**RAW RECORDS**
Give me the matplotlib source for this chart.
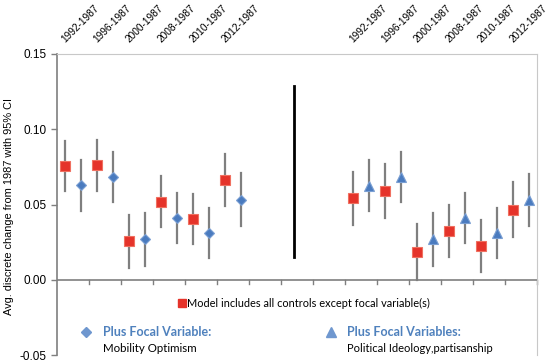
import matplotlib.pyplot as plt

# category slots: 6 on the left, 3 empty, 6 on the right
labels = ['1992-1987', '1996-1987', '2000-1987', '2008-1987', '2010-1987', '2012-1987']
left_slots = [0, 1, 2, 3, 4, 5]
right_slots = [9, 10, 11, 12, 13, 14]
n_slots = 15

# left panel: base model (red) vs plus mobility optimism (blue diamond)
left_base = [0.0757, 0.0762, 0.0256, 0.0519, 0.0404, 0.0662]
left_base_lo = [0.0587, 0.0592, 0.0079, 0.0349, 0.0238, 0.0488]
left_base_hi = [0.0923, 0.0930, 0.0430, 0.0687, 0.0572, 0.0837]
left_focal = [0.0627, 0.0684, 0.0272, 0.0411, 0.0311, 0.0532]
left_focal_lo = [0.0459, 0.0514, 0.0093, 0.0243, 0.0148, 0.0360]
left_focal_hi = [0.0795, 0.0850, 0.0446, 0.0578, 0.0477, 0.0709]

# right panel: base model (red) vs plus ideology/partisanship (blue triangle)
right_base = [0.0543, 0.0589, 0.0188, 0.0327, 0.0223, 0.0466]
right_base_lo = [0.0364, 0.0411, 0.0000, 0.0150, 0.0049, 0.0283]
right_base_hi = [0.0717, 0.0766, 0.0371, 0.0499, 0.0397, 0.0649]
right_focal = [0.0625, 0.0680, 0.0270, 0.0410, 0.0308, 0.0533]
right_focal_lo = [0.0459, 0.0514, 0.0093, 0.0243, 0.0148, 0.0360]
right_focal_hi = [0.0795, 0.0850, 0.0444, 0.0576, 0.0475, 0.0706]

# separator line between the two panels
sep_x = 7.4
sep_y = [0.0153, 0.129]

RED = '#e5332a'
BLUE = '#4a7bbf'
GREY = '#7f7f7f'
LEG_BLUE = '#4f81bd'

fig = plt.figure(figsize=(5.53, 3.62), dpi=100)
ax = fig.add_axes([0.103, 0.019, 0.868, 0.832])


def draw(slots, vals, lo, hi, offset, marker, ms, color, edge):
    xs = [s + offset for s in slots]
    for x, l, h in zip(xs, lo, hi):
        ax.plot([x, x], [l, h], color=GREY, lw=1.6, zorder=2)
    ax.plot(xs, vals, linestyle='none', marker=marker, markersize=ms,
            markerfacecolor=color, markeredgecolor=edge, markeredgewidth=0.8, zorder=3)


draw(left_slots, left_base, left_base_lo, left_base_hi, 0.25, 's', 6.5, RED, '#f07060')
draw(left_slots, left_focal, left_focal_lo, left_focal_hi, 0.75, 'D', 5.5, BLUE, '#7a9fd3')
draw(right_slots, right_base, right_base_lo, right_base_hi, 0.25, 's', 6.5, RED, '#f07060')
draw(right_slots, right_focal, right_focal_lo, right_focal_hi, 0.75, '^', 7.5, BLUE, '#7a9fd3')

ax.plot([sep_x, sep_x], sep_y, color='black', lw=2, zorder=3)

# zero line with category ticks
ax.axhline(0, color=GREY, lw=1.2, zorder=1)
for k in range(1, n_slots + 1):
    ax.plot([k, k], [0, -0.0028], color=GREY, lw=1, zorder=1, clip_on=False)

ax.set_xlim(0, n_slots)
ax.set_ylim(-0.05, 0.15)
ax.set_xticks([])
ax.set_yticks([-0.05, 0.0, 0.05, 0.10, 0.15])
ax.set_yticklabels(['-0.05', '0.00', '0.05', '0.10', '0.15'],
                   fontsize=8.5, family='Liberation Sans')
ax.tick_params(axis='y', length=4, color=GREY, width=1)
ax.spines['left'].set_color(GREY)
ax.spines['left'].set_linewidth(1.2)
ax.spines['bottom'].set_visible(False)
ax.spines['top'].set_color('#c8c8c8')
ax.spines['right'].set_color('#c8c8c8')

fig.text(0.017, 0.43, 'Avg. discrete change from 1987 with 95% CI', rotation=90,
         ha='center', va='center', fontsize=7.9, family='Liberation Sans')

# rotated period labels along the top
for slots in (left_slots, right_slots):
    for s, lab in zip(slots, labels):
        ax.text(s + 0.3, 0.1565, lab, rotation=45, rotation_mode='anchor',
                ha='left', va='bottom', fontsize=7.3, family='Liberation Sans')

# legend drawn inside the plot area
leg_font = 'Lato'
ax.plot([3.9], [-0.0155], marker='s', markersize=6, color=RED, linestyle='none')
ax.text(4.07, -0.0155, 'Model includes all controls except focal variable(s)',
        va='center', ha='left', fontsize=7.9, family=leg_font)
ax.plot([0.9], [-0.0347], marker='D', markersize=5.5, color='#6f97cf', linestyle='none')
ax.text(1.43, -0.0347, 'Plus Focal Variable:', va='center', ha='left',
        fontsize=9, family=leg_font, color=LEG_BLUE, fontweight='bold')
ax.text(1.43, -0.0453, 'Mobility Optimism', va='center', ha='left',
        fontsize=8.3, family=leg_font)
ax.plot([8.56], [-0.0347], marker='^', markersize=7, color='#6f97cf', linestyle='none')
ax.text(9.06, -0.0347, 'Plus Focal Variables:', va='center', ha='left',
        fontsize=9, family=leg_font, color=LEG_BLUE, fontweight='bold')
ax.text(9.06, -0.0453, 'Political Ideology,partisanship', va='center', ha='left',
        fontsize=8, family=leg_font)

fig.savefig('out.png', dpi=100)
--
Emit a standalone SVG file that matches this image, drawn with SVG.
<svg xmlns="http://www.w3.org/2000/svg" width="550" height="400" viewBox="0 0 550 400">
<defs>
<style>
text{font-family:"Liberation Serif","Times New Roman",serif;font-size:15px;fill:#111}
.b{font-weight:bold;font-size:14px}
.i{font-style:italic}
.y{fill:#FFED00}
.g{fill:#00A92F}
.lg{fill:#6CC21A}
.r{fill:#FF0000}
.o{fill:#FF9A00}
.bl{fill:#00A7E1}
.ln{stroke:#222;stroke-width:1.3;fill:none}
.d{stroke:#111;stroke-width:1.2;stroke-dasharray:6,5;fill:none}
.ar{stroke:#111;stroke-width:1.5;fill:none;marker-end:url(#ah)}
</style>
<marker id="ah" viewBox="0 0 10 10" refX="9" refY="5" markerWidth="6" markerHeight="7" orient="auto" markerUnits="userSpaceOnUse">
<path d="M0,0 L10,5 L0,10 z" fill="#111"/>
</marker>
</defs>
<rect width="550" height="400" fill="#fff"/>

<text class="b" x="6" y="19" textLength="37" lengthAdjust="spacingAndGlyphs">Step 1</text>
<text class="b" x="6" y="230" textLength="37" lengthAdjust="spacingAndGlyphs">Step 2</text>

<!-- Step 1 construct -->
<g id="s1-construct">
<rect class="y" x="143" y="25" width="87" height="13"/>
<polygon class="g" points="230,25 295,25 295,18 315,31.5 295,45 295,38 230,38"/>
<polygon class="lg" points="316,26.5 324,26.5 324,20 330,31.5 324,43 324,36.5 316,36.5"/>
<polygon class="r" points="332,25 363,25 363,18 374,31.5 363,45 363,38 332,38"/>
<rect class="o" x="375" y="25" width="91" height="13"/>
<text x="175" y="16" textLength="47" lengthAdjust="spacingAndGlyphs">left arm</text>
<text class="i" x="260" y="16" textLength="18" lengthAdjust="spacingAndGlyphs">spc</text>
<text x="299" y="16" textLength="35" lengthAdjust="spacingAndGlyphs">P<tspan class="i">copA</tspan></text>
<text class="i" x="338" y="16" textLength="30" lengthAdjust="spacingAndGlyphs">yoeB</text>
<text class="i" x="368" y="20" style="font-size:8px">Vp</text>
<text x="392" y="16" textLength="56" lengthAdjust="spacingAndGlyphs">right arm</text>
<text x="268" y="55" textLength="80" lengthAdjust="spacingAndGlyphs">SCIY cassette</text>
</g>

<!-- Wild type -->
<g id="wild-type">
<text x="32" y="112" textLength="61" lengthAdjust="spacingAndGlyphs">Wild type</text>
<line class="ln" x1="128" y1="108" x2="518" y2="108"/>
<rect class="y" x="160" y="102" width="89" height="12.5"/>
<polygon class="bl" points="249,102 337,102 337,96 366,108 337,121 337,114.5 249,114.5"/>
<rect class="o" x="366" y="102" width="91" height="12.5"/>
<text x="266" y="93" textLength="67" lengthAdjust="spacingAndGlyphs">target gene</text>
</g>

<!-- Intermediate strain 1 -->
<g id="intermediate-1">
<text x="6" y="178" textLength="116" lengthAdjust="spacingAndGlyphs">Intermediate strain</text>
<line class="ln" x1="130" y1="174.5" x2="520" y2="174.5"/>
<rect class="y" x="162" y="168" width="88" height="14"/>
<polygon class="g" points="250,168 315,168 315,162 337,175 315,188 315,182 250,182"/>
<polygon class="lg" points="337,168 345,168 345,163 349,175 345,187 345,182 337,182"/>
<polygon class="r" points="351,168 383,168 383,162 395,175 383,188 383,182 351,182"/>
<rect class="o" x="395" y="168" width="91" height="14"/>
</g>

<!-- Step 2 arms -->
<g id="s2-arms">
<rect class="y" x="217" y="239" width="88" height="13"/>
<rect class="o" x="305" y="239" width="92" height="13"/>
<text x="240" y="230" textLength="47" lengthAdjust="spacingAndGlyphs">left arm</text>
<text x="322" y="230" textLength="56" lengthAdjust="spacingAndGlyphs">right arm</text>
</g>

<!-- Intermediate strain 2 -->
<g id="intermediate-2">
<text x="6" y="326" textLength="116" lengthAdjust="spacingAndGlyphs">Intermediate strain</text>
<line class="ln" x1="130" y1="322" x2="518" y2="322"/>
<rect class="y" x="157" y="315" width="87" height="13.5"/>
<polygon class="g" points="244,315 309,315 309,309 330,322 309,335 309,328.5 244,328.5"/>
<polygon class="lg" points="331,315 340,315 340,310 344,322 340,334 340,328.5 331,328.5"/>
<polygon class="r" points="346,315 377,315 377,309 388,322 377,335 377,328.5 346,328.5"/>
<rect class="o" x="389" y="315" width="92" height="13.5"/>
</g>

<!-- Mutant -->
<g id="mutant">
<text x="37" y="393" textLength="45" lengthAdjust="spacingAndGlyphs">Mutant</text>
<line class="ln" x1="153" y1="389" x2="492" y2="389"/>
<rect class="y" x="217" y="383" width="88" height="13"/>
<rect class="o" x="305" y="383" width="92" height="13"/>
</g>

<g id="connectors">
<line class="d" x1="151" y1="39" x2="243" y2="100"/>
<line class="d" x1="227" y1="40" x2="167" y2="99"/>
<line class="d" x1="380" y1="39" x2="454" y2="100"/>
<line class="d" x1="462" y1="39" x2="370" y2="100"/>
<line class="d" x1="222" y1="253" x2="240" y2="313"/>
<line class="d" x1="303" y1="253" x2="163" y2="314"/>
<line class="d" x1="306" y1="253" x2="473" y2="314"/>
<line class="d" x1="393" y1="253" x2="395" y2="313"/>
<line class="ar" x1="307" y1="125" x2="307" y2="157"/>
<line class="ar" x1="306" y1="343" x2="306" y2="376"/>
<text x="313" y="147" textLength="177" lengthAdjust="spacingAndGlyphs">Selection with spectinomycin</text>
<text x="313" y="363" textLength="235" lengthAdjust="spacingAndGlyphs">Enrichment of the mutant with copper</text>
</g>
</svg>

**WHAT THE EXERCISE ASKS**
Above are some records. Output exactly the lines from the one that contains "Give me the matplotlib source for this chart." to the one that contains "ax = fig.add_axes([0.103, 0.019, 0.868, 0.832])", keeping both, and omit the pictures.

**RESPONSE**
Give me the matplotlib source for this chart.
import matplotlib.pyplot as plt

# category slots: 6 on the left, 3 empty, 6 on the right
labels = ['1992-1987', '1996-1987', '2000-1987', '2008-1987', '2010-1987', '2012-1987']
left_slots = [0, 1, 2, 3, 4, 5]
right_slots = [9, 10, 11, 12, 13, 14]
n_slots = 15

# left panel: base model (red) vs plus mobility optimism (blue diamond)
left_base = [0.0757, 0.0762, 0.0256, 0.0519, 0.0404, 0.0662]
left_base_lo = [0.0587, 0.0592, 0.0079, 0.0349, 0.0238, 0.0488]
left_base_hi = [0.0923, 0.0930, 0.0430, 0.0687, 0.0572, 0.0837]
left_focal = [0.0627, 0.0684, 0.0272, 0.0411, 0.0311, 0.0532]
left_focal_lo = [0.0459, 0.0514, 0.0093, 0.0243, 0.0148, 0.0360]
left_focal_hi = [0.0795, 0.0850, 0.0446, 0.0578, 0.0477, 0.0709]

# right panel: base model (red) vs plus ideology/partisanship (blue triangle)
right_base = [0.0543, 0.0589, 0.0188, 0.0327, 0.0223, 0.0466]
right_base_lo = [0.0364, 0.0411, 0.0000, 0.0150, 0.0049, 0.0283]
right_base_hi = [0.0717, 0.0766, 0.0371, 0.0499, 0.0397, 0.0649]
right_focal = [0.0625, 0.0680, 0.0270, 0.0410, 0.0308, 0.0533]
right_focal_lo = [0.0459, 0.0514, 0.0093, 0.0243, 0.0148, 0.0360]
right_focal_hi = [0.0795, 0.0850, 0.0444, 0.0576, 0.0475, 0.0706]

# separator line between the two panels
sep_x = 7.4
sep_y = [0.0153, 0.129]

RED = '#e5332a'
BLUE = '#4a7bbf'
GREY = '#7f7f7f'
LEG_BLUE = '#4f81bd'

fig = plt.figure(figsize=(5.53, 3.62), dpi=100)
ax = fig.add_axes([0.103, 0.019, 0.868, 0.832])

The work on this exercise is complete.